All three share the same spend control framework: per-category limits, merchant whitelists and blocklists, day-of-week restrictions, state-based spend rules, and real-time transaction visibility. Controls are set at the cardholder, department, or program level. Transactions from all three card types post into DATABASICS Expense automatically, so the reconciliation process is identical regardless of which card type issued the charge.

Frequently asked questions about corporate card reconciliation

What is corporate card reconciliation?
Corporate card reconciliation is the process of matching each card transaction to a receipt, verifying it against policy, coding it to the correct general ledger account, and exporting the approved data to your accounting system. The goal is a clean, auditable record of company card spend that closes accurately each period. Without it, card charges sit as unclassified liabilities and month-end close cannot complete.
How do I reconcile corporate credit card transactions?

Five steps, in order:

  1. Import transaction data from your card provider, daily or in real time.
  2. Match each transaction to a receipt, manually or through automated matching.
  3. Apply GL codes and flag policy violations.
  4. Route expense reports through an approval workflow.
  5. Export approved data to your ERP or accounting system.

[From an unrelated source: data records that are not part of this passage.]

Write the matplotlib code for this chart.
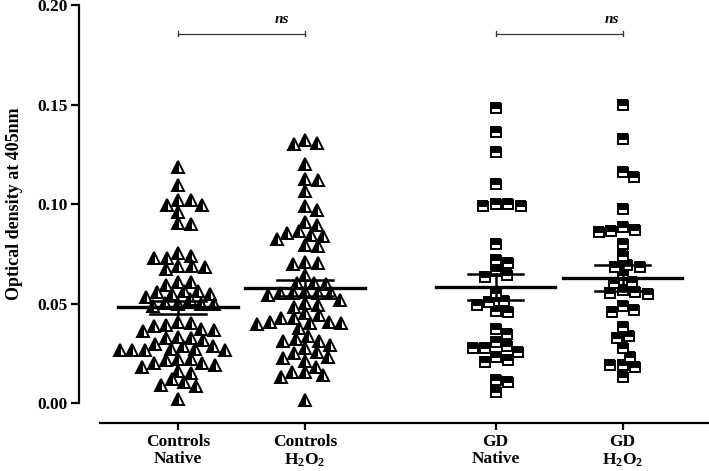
import numpy as np
import matplotlib
matplotlib.use('Agg')
import matplotlib.pyplot as plt

plt.rcParams['font.family'] = 'Liberation Serif'
plt.rcParams['mathtext.fontset'] = 'custom'
plt.rcParams['mathtext.rm'] = 'Liberation Serif:bold'
plt.rcParams['mathtext.bf'] = 'Liberation Serif:bold'
plt.rcParams['mathtext.default'] = 'rm'

# group labels and positions on the x axis
labels = ['Controls\nNative', 'Controls\nH$_2$O$_2$', 'GD\nNative', 'GD\nH$_2$O$_2$']
positions = [0, 1, 2.5, 3.5]

# optical density values
ctrl_native = [0.1184, 0.1095, 0.1020, 0.0995, 0.0995, 0.1020, 0.0958, 0.0899, 0.0906,
               0.0740, 0.0727, 0.0690, 0.0685, 0.0690, 0.0673, 0.0730, 0.0752,
               0.0610, 0.0593, 0.0606, 0.0564, 0.0548, 0.0531, 0.0546, 0.0560, 0.0564,
               0.0504, 0.0497, 0.0497, 0.0487, 0.0497, 0.0521, 0.0409, 0.0400, 0.0389,
               0.0367, 0.0363, 0.0372, 0.0392, 0.0333, 0.0325, 0.0317, 0.0296, 0.0328,
               0.0271, 0.0266, 0.0266, 0.0286, 0.0266, 0.0266, 0.0270, 0.0286,
               0.0224, 0.0216, 0.0221, 0.0199, 0.0179, 0.0191, 0.0199, 0.0149, 0.0162,
               0.0119, 0.0090, 0.0085, 0.0104, 0.0023]
ctrl_h2o2 = [0.1322, 0.1300, 0.1305, 0.1199, 0.1126, 0.1121, 0.1065, 0.0992, 0.0970,
             0.0911, 0.0894, 0.0856, 0.0866, 0.0844, 0.0824, 0.0791, 0.0794, 0.0841,
             0.0705, 0.0698, 0.0710, 0.0643, 0.0605, 0.0598, 0.0605,
             0.0551, 0.0551, 0.0551, 0.0559, 0.0543, 0.0551, 0.0518, 0.0492, 0.0484,
             0.0504, 0.0451, 0.0430, 0.0375, 0.0409, 0.0404, 0.0397, 0.0400, 0.0409,
             0.0430, 0.0442, 0.0337, 0.0313, 0.0313, 0.0320, 0.0275, 0.0250, 0.0229,
             0.0233, 0.0258, 0.0213, 0.0157, 0.0141, 0.0132, 0.0157, 0.0015,
             0.0291, 0.0183]
gd_native = [0.1481, 0.1363, 0.1263, 0.1099, 0.1000, 0.0990, 0.0990, 0.1000, 0.0799,
             0.0719, 0.0702, 0.0665, 0.0635, 0.0643, 0.0551, 0.0509, 0.0462, 0.0459,
             0.0492, 0.0513, 0.0370, 0.0308, 0.0345, 0.0278, 0.0258, 0.0216, 0.0208,
             0.0233, 0.0278, 0.0286, 0.0116, 0.0057, 0.0107]
gd_h2o2 = [0.1497, 0.1325, 0.1162, 0.1137, 0.0973, 0.0886, 0.0861, 0.0866, 0.0869,
           0.0799, 0.0740, 0.0693, 0.0685, 0.0685, 0.0643, 0.0605, 0.0610, 0.0559,
           0.0548, 0.0554, 0.0568, 0.0467, 0.0459, 0.0487, 0.0380, 0.0325, 0.0337,
           0.0275, 0.0233, 0.0191, 0.0183, 0.0191, 0.0132]

# mean and SEM as drawn
means = [0.0481, 0.0578, 0.0583, 0.0628]
sems = [0.0034, 0.0038, 0.0066, 0.0065]

fig = plt.figure(figsize=(7.09, 4.71), dpi=100)
ax = fig.add_axes([79/709, 48/471, 630/709, 418/471])
ax.set_xlim(-0.78, 4.181)
ax.set_ylim(-0.01, 0.20)

# pixel scales for the swarm layout
xscale = 630 / (4.181 + 0.78)
yscale = 418 / 0.21


def swarm(vals, center, dx=12.5, dy=10.0):
    vals = np.asarray(vals)
    placed = []
    xs = np.zeros(len(vals))
    for i in np.argsort(vals)[::-1]:
        y = vals[i] * yscale
        best = None
        for k in range(0, 400):
            for off in ([0] if k == 0 else [k * 0.5, -k * 0.5]):
                if all(((off - px) / dx) ** 2 + ((y - py) / dy) ** 2 >= 1 for px, py in placed):
                    best = off
                    break
            if best is not None:
                break
        placed.append((best, y))
        xs[i] = center + best / xscale
    return xs


data = [ctrl_native, ctrl_h2o2, gd_native, gd_h2o2]
for i, vals in enumerate(data):
    xs = swarm(vals, positions[i])
    if i < 2:
        ax.plot(xs, vals, ls='none', marker='^', markersize=8, fillstyle='left',
                markerfacecolor='black', markerfacecoloralt='white',
                markeredgecolor='black', markeredgewidth=1.4, zorder=2)
    else:
        ax.plot(xs, vals, ls='none', marker='s', markersize=7, fillstyle='top',
                markerfacecolor='black', markerfacecoloralt='white',
                markeredgecolor='black', markeredgewidth=1.4, zorder=2)
    p = positions[i]
    ax.plot([p - 0.47, p + 0.47], [means[i], means[i]], color='black', lw=2.4, zorder=3)
    ax.plot([p, p], [means[i] - sems[i], means[i] + sems[i]], color='black', lw=1.8, zorder=3)
    for v in (means[i] - sems[i], means[i] + sems[i]):
        ax.plot([p - 0.22, p + 0.22], [v, v], color='black', lw=1.8, zorder=3)

# ns brackets
for a, b, tx in [(0, 1, 0.82), (2.5, 3.5, 0.92)]:
    ax.plot([a, b], [0.1855, 0.1855], color='#333333', lw=0.9)
    for e in (a, b):
        ax.plot([e, e], [0.1842, 0.1868], color='#333333', lw=0.9)
    ax.text(a + tx * (b - a), 0.1925, 'ns', fontsize=11, fontstyle='italic',
            fontweight='bold', ha='center', va='center')

for s in ['top', 'right']:
    ax.spines[s].set_visible(False)
ax.spines['left'].set_bounds(0, 0.20)
ax.spines['bottom'].set_bounds(-0.614, 4.181)
ax.spines['left'].set_linewidth(1.6)
ax.spines['bottom'].set_linewidth(1.6)

ax.set_yticks([0, 0.05, 0.10, 0.15, 0.20])
ax.set_yticklabels(['0.00', '0.05', '0.10', '0.15', '0.20'], fontweight='bold', fontsize=12.5)
ax.set_xticks(positions)
ax.set_xticklabels(labels, fontweight='bold', fontsize=12.5, linespacing=1.1)
ax.tick_params(axis='y', length=6, width=1.6, pad=2)
ax.tick_params(axis='x', length=5, width=1.6, pad=3)

fig.text(15/709, 267/471, 'Optical density at 405nm', rotation=90, fontsize=13,
         fontweight='bold', ha='center', va='center')

fig.savefig('out.png', dpi=100)
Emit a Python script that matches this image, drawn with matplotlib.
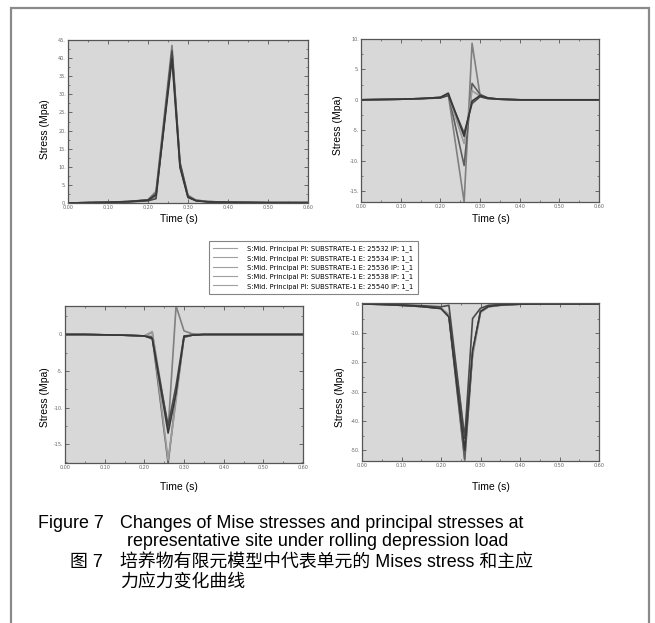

Automated tools handle all five steps in a single platform, replacing the spreadsheet-based process most teams still rely on.

What is the best corporate card reconciliation software?
For mid-market organizations, the right reconciliation software is one where the card and the expense workflow are the same product. When transactions post automatically, receipt matching is built in, and GL coding rules are configured once and applied everywhere, reconciliation stops being a month-end project and becomes a daily background process. DATABASICS Visa® Commercial Card is built for exactly this: the card, the controls, the receipt matching, the approval routing, and the ERP export are all in one system. For organizations already on Sage Intacct, Microsoft Dynamics, or Oracle NetSuite, the native integrations mean no manual journal entries at close.
How long does corporate card reconciliation take?
With manual spreadsheet-based reconciliation, month-end close for corporate cards typically runs 3 to 5 business days for finance teams managing 50 or more cards. With automated reconciliation, real-time transaction feeds, and rule-based GL coding, that same process runs in a few hours. The receipts are attached before the period closes because cardholders submit them throughout the month, not in a two-day sprint after it ends.
What causes corporate card reconciliation errors?
The four most common sources are: missing receipts submitted days after the transaction; manual GL coding using the wrong account; duplicate entries from importing the same transaction file twice; and timing differences between when a charge posts on the card statement versus when it appears in the accounting system. Automated reconciliation software eliminates the first three by design. Real-time transaction feeds reduce timing gaps.
Does corporate card reconciliation software work with Sage Intacct and NetSuite?
Yes. DATABASICS Expense has native integrations with Sage Intacct, Microsoft Dynamics 365, and Oracle NetSuite. Approved transactions export mapped to the correct GL accounts, dimensions, and cost centers in the destination system. The integration is bidirectional: chart-of-accounts and project data pull from the ERP into DATABASICS so coding rules stay in sync with your accounting structure.